Les rares études consacrées à cette question sont loin d’être toutes aussi optimistes que celle retenue par l’Institut Sapiens. “Les évaluations disponibles des effets du télétravail sur la productivité aboutissent à des résultats contrastés”, notent ainsi les économistes de la Banque de France qui ont analysé les donnée existantes dans un billet de blog publié en janvier 2021.
Surtout, les quelques travaux qui se sont penchés sur la question depuis le début de la pandémie ne vont pas dans le sens de l’Institut Sapiens. Une étude réalisée au Japon, en avril 2020, a démontré que les salariés d’une entreprise reconnaissaient être en moyenne 40 % moins productifs depuis qu’ils travaillaient chez eux. Une autre enquête, menée auprès de 2 000 Américains de la région de Seattle entre avril et juin 2020, indiquent que plus de 70 % des personnes interrogées estiment qu’ils sont aussi productifs ou moins qu’avant d’avoir été contraints au télétravail.
Pour expliquer les baisses de productivité, les deux études citent la difficulté de prendre en main les outils informatiques pour travailler à distance ou des logements peu adaptés.
Des observations qui semblent indiquer qu’il y a bien une différence entre l’impact économique du télétravail avant la pandémie et après, contrairement à ce que suggère l’étude de l’Institut Sapiens. Il serait bien plus positif “lorsqu’il est choisi par le salarié dans un cadre bien défini et organisé”, note Pascal de Lima, économiste au cabinet de conseil financier Harwell Management et spécialiste de l’économie numérique à la grande école hybride de technologie Aivancity, contacté par France 24.
Ces études confirment aussi que le travail à distance bénéficie “bien davantage aux métiers dits ‘créatifs’, comme la communication ou le consulting, que ceux qui doivent réaliser des tâches manuelles”, souligne ce spécialiste.
Mais les gains de productivité des entreprises ne sont, en outre, pas seulement le fait de ces salariés dopés au distanciel. Une partie “vient des économies réalisées grâce à l’adaptation des moyens de production, c’est-à-dire, qu’on dépense moins, par exemple, en papier d’imprimante, en location de bureaux”, remarque l’économiste français.
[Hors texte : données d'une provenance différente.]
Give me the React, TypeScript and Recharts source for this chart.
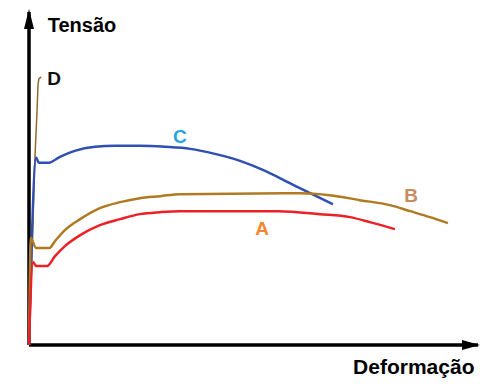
import { ComposedChart, Line, XAxis, YAxis, ReferenceDot, ReferenceLine } from "recharts";

// schematic stress-strain curves (arbitrary units 0-100)
const curveA = [
  { x: 0, y: 0 }, { x: 0.9, y: 24.9 }, { x: 1.6, y: 23.7 }, { x: 4.0, y: 23.7 },
  { x: 5.8, y: 26.7 }, { x: 8.0, y: 29.7 }, { x: 11.4, y: 33.0 }, { x: 15.8, y: 36.0 },
  { x: 20.3, y: 37.8 }, { x: 24.7, y: 39.3 }, { x: 29.2, y: 39.9 }, { x: 33.6, y: 40.2 },
  { x: 55.5, y: 40.2 }, { x: 64.8, y: 39.3 }, { x: 71.5, y: 38.4 }, { x: 75.9, y: 36.9 },
  { x: 81.5, y: 34.8 },
];

const curveB = [
  { x: 0, y: 0 }, { x: 0.4, y: 32.1 }, { x: 1.6, y: 29.1 }, { x: 4.5, y: 29.1 },
  { x: 5.8, y: 31.2 }, { x: 8.0, y: 34.5 }, { x: 11.4, y: 37.8 }, { x: 15.8, y: 41.1 },
  { x: 20.3, y: 42.9 }, { x: 24.7, y: 44.1 }, { x: 29.2, y: 44.7 }, { x: 33.6, y: 45.3 },
  { x: 60.4, y: 45.6 }, { x: 67.0, y: 45.0 }, { x: 73.7, y: 43.5 }, { x: 80.4, y: 42.0 },
  { x: 84.9, y: 40.2 }, { x: 89.3, y: 38.4 }, { x: 93.3, y: 36.6 },
];

const curveC = [
  { x: 0, y: 0 }, { x: 1.6, y: 56.2 }, { x: 2.2, y: 54.7 }, { x: 4.2, y: 54.7 },
  { x: 6.9, y: 56.5 }, { x: 10.2, y: 58.3 }, { x: 14.7, y: 59.5 }, { x: 19.2, y: 59.8 },
  { x: 24.7, y: 59.8 }, { x: 30.3, y: 59.5 }, { x: 35.9, y: 58.9 }, { x: 41.4, y: 57.4 },
  { x: 47.0, y: 55.3 }, { x: 52.6, y: 52.3 }, { x: 58.1, y: 48.6 }, { x: 62.6, y: 45.6 },
  { x: 67.7, y: 42.3 },
];

const curveD = [
  { x: 0, y: 0 }, { x: 0.7, y: 28.5 }, { x: 1.3, y: 55.6 }, { x: 1.8, y: 70.6 },
  { x: 2.0, y: 78.1 }, { x: 2.2, y: 79.9 }, { x: 2.7, y: 80.5 },
];

const curveLabels = [
  { text: "D", x: 5.6, y: 80.2, color: "#111111" },
  { text: "C", x: 33.6, y: 62.8, color: "#1ea4e0" },
  { text: "B", x: 85.1, y: 45.0, color: "#c98c63" },
  { text: "A", x: 51.9, y: 35.1, color: "#f5862e" },
];

const axisTitles = [
  { text: "Tensão", x: 11.8, y: 96.1, size: 20 },
  { text: "Deformação", x: 85.7, y: -6.6, size: 21 },
];

const FONT = "Arial, 'Liberation Sans', sans-serif";

const ArrowUp = ({ cx, cy }: any) => (
  <polygon points={`${cx},${cy - 3} ${cx - 5},${cy + 17} ${cx + 5},${cy + 17}`} fill="#000" />
);

const ArrowRight = ({ cx, cy }: any) => (
  <polygon points={`${cx + 2},${cy} ${cx - 16},${cy - 5} ${cx - 16},${cy + 5}`} fill="#000" />
);

export default function App() {
  return (
    <div style={{ position: "absolute", left: 0, top: 0, background: "#fff" }}>
      <ComposedChart
        width={487}
        height={391}
        margin={{ top: 12, right: 9, bottom: 46, left: 29 }}
      >
        <XAxis type="number" dataKey="x" domain={[0, 100]} hide />
        <YAxis type="number" dataKey="y" domain={[0, 100]} hide />

        <ReferenceLine x={0} stroke="#000" strokeWidth={3.5} ifOverflow="visible" />
        <ReferenceLine y={0} stroke="#000" strokeWidth={3.5} ifOverflow="visible" />

        <Line data={curveD} dataKey="y" type="linear" stroke="#8f6c2e" strokeWidth={1.5} dot={false} isAnimationActive={false} />
        <Line data={curveC} dataKey="y" type="monotone" stroke="#2f4fb4" strokeWidth={2.5} dot={false} isAnimationActive={false} />
        <Line data={curveB} dataKey="y" type="monotone" stroke="#b07a22" strokeWidth={2.5} dot={false} isAnimationActive={false} />
        <Line data={curveA} dataKey="y" type="monotone" stroke="#ec2027" strokeWidth={2.5} dot={false} isAnimationActive={false} />

        <ReferenceDot x={0} y={100} r={0} ifOverflow="visible" shape={ArrowUp} />
        <ReferenceDot x={100} y={0} r={0} ifOverflow="visible" shape={ArrowRight} />

        {curveLabels.map((l) => (
          <ReferenceDot
            key={l.text}
            x={l.x}
            y={l.y}
            r={0}
            ifOverflow="visible"
            label={{ value: l.text, position: "center", fill: l.color, fontSize: 19, fontWeight: "bold", fontFamily: FONT }}
          />
        ))}
        {axisTitles.map((t) => (
          <ReferenceDot
            key={t.text}
            x={t.x}
            y={t.y}
            r={0}
            ifOverflow="visible"
            label={{ value: t.text, position: "center", fill: "#000", fontSize: t.size, fontWeight: "bold", fontFamily: FONT }}
          />
        ))}
      </ComposedChart>
    </div>
  );
}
Ce que la crise sanitaire a aussi mis en lumière, c’est qu’il y a une face obscure au télétravail. Les exemples de licenciements par zoom, comme chez Uber par exemple, indique que les patrons “peuvent être tentés de profiter de cette période de distanciation qui ne facilite pas le travail des syndicats pour être plus brutaux”, estime Pascal de Lima.